What is expected
Write out again exactly the lines from the one containing "What TikZ code" through the one containing "width=126pt, right=of edpt]", both included, and omit the pictures.

** start of Dataset rows **

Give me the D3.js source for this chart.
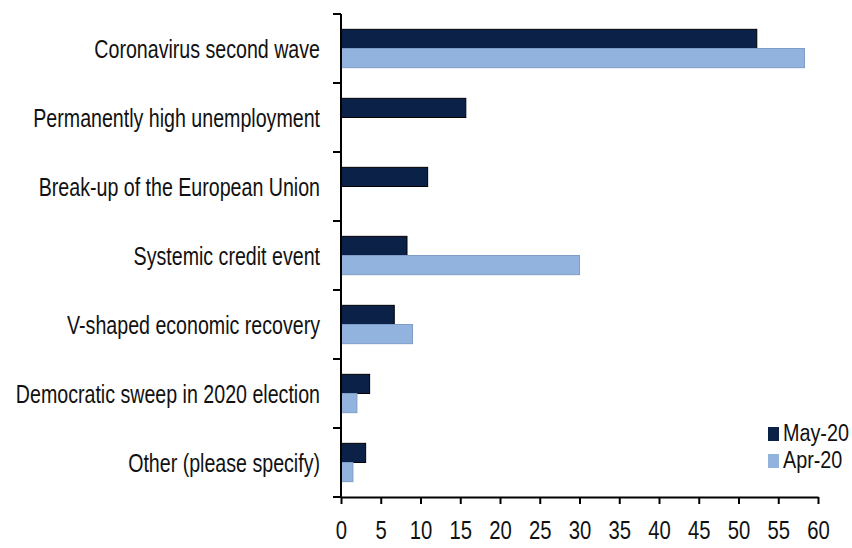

** end of Dataset rows **
** start of Dataset rows **

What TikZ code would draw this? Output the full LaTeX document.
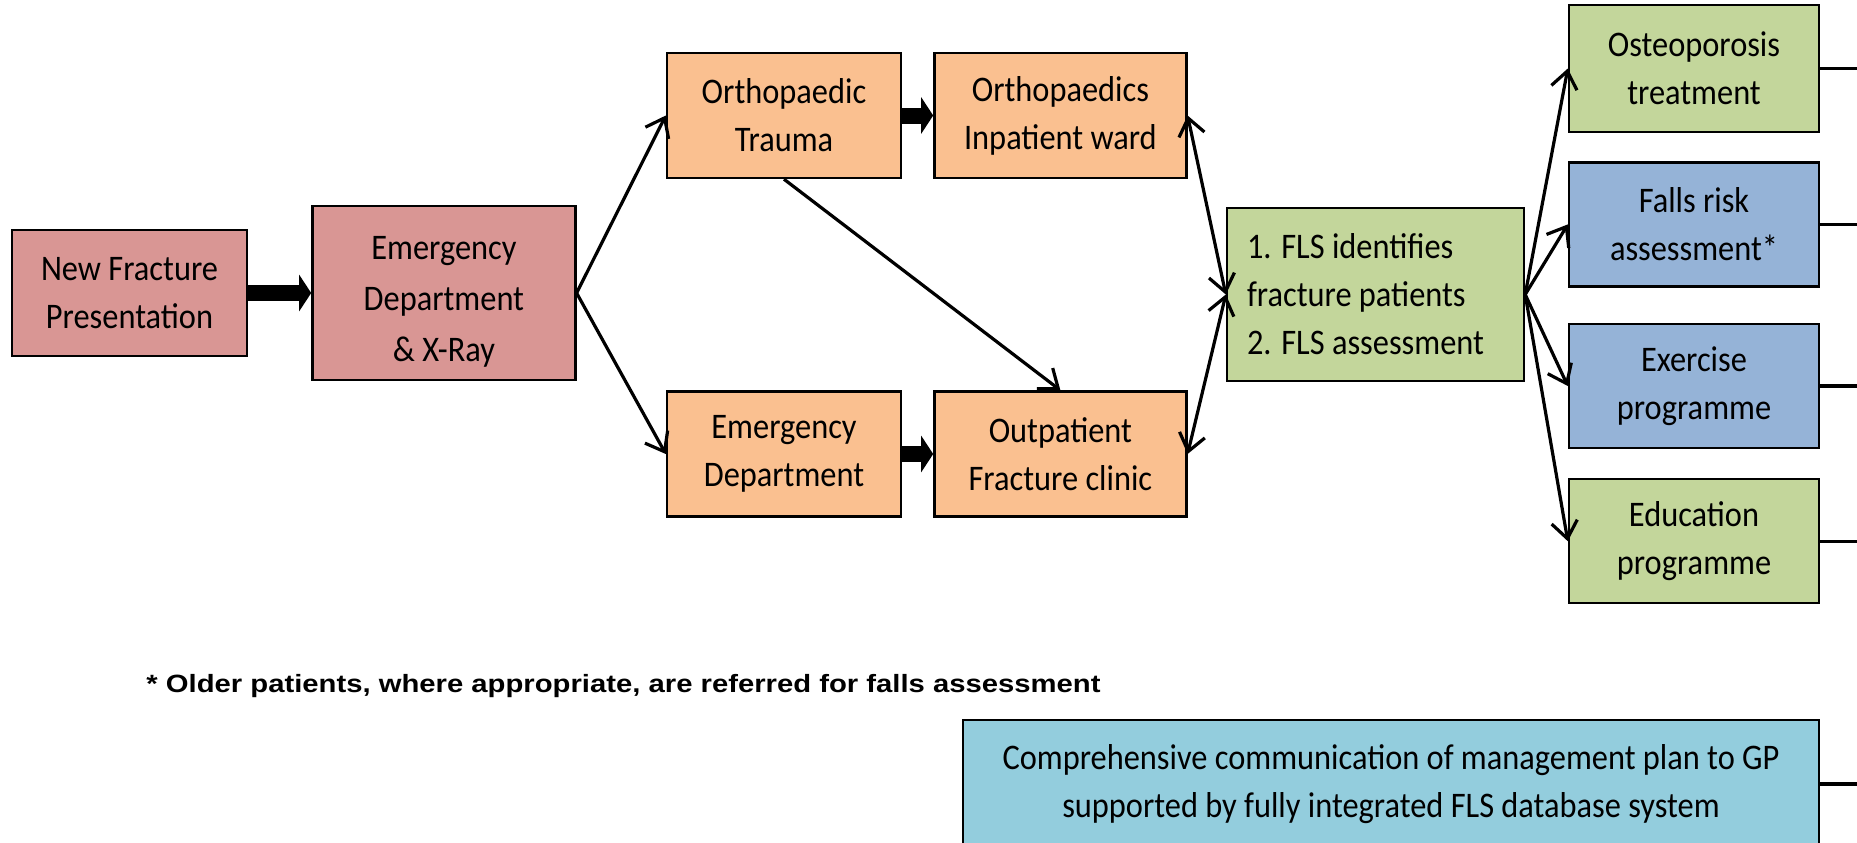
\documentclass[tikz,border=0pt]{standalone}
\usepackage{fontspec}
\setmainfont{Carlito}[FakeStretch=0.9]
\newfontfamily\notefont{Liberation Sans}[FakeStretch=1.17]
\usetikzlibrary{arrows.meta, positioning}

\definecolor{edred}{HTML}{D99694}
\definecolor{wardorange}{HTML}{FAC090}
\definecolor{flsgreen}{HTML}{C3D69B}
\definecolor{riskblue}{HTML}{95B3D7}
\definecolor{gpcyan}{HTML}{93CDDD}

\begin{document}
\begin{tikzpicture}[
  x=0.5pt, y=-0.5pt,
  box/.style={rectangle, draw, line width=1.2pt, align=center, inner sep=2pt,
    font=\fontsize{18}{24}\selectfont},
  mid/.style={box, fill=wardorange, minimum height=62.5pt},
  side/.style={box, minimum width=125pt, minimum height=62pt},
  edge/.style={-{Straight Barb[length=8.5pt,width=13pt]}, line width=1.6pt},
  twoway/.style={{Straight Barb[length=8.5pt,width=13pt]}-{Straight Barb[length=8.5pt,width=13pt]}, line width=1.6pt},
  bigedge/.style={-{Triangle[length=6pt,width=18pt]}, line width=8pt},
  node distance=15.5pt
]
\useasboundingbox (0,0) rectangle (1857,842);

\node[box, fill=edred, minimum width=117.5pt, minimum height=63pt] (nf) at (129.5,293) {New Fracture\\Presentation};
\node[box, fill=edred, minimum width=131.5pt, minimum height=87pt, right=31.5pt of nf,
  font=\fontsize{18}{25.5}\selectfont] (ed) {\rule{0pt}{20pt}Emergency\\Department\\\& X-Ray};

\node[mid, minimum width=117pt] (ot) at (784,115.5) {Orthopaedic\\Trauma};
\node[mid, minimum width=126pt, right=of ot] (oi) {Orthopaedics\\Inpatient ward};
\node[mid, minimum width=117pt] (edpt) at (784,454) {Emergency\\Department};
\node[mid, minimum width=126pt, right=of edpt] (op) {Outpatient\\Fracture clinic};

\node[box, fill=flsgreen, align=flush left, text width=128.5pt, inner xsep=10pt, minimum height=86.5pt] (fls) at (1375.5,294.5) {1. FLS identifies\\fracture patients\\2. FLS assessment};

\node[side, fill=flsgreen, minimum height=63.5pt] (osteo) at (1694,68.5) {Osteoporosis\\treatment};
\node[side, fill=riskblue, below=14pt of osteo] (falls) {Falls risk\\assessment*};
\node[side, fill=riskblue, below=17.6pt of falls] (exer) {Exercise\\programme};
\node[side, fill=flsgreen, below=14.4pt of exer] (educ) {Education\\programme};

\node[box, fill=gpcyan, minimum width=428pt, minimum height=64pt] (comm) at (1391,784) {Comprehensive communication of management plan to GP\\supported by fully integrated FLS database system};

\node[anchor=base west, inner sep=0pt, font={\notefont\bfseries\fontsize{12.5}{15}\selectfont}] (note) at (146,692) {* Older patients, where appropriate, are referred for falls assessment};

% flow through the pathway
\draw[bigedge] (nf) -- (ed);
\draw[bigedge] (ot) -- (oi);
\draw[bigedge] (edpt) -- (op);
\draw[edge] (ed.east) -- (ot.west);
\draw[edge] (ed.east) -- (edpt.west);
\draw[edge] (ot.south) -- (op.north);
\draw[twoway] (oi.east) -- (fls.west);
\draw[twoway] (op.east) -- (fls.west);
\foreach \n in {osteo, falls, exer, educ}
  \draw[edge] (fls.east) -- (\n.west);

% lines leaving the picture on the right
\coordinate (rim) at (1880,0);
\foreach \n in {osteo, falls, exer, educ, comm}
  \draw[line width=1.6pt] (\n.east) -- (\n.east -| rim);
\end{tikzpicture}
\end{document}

** end of Dataset rows **

Expected output
What TikZ code would draw this? Output the full LaTeX document.
\documentclass[tikz,border=0pt]{standalone}
\usepackage{fontspec}
\setmainfont{Carlito}[FakeStretch=0.9]
\newfontfamily\notefont{Liberation Sans}[FakeStretch=1.17]
\usetikzlibrary{arrows.meta, positioning}

\definecolor{edred}{HTML}{D99694}
\definecolor{wardorange}{HTML}{FAC090}
\definecolor{flsgreen}{HTML}{C3D69B}
\definecolor{riskblue}{HTML}{95B3D7}
\definecolor{gpcyan}{HTML}{93CDDD}

\begin{document}
\begin{tikzpicture}[
  x=0.5pt, y=-0.5pt,
  box/.style={rectangle, draw, line width=1.2pt, align=center, inner sep=2pt,
    font=\fontsize{18}{24}\selectfont},
  mid/.style={box, fill=wardorange, minimum height=62.5pt},
  side/.style={box, minimum width=125pt, minimum height=62pt},
  edge/.style={-{Straight Barb[length=8.5pt,width=13pt]}, line width=1.6pt},
  twoway/.style={{Straight Barb[length=8.5pt,width=13pt]}-{Straight Barb[length=8.5pt,width=13pt]}, line width=1.6pt},
  bigedge/.style={-{Triangle[length=6pt,width=18pt]}, line width=8pt},
  node distance=15.5pt
]
\useasboundingbox (0,0) rectangle (1857,842);

\node[box, fill=edred, minimum width=117.5pt, minimum height=63pt] (nf) at (129.5,293) {New Fracture\\Presentation};
\node[box, fill=edred, minimum width=131.5pt, minimum height=87pt, right=31.5pt of nf,
  font=\fontsize{18}{25.5}\selectfont] (ed) {\rule{0pt}{20pt}Emergency\\Department\\\& X-Ray};

\node[mid, minimum width=117pt] (ot) at (784,115.5) {Orthopaedic\\Trauma};
\node[mid, minimum width=126pt, right=of ot] (oi) {Orthopaedics\\Inpatient ward};
\node[mid, minimum width=117pt] (edpt) at (784,454) {Emergency\\Department};
\node[mid, minimum width=126pt, right=of edpt] (op) {Outpatient\\Fracture clinic};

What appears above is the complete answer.